Echoing a point he has made in previous public remarks, Dalio wrote that the Fed and other central banks have limited policy tools given already near-zero interest rates. That means less lending, and therefore less investment and lower economic growth. If interest rates stay the same, Dalio added, the economic boost from them will also taper off.
"Interest rate declines and debts increasing faster than incomes to pull demand and economic activity higher are largely a thing of the past," Dalio wrote.
Dalio's stagnation view is somewhat at odds with Bernanke.
"Does the U.S. economy face secular stagnation? I am skeptical, and the sources of my skepticism go beyond the fact that the U.S. economy looks to be well on the way to full employment today," Bernanke wrote in a recent Brookings blog post.
Bernanke has argued that there will always be profitable investments to make with very low interest rates, and that recent low growth levels were more from temporary pressures of the post-financial crisis economic cycle.
Former White House economist Summers is more in Dalio's camp on stagnation.
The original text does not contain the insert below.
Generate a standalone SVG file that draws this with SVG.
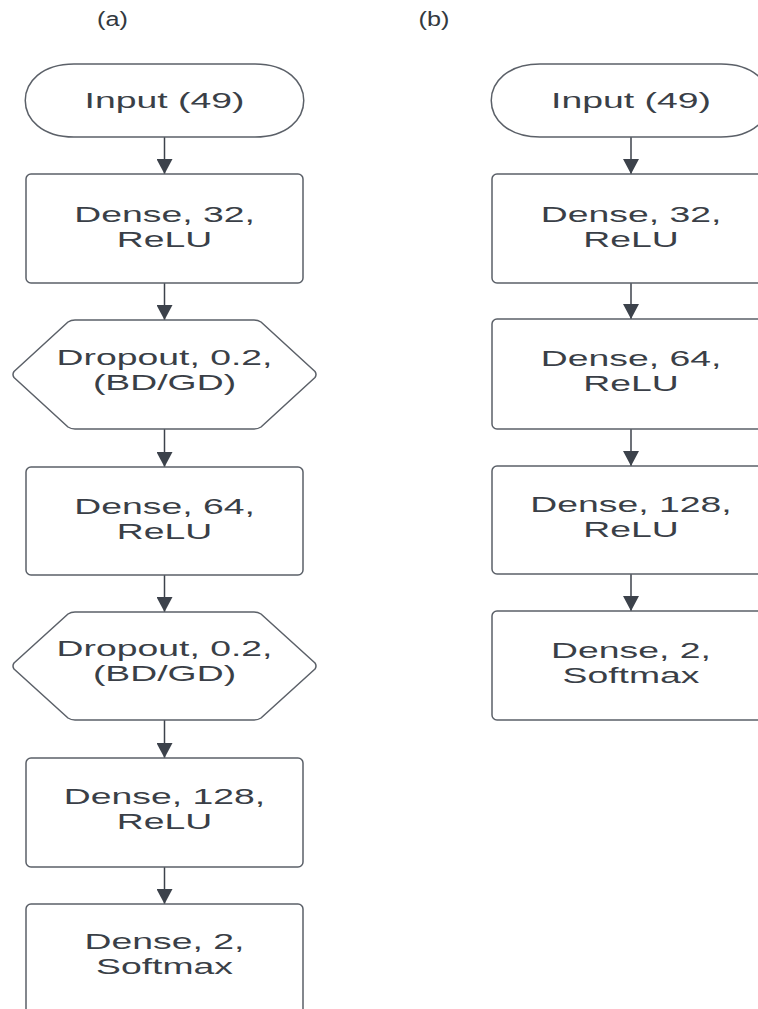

In a recent blog post responding to Bernanke, Summers said the "essence" of secular stagnation is "a chronic excess of saving over investment."
"If this is the case," Summers said, "monetary policy will not be able to normalize, there will be a continuing need for expanded public and private investment, and there will be a need for global coordination to assure an adequate level of demand and its appropriate distribution."
Summers believes government spending on infrastructure is a potential solution, one that Dalio wrote he supports in principal (Bernanke does, too, although he said recently it may not be satisfactory.)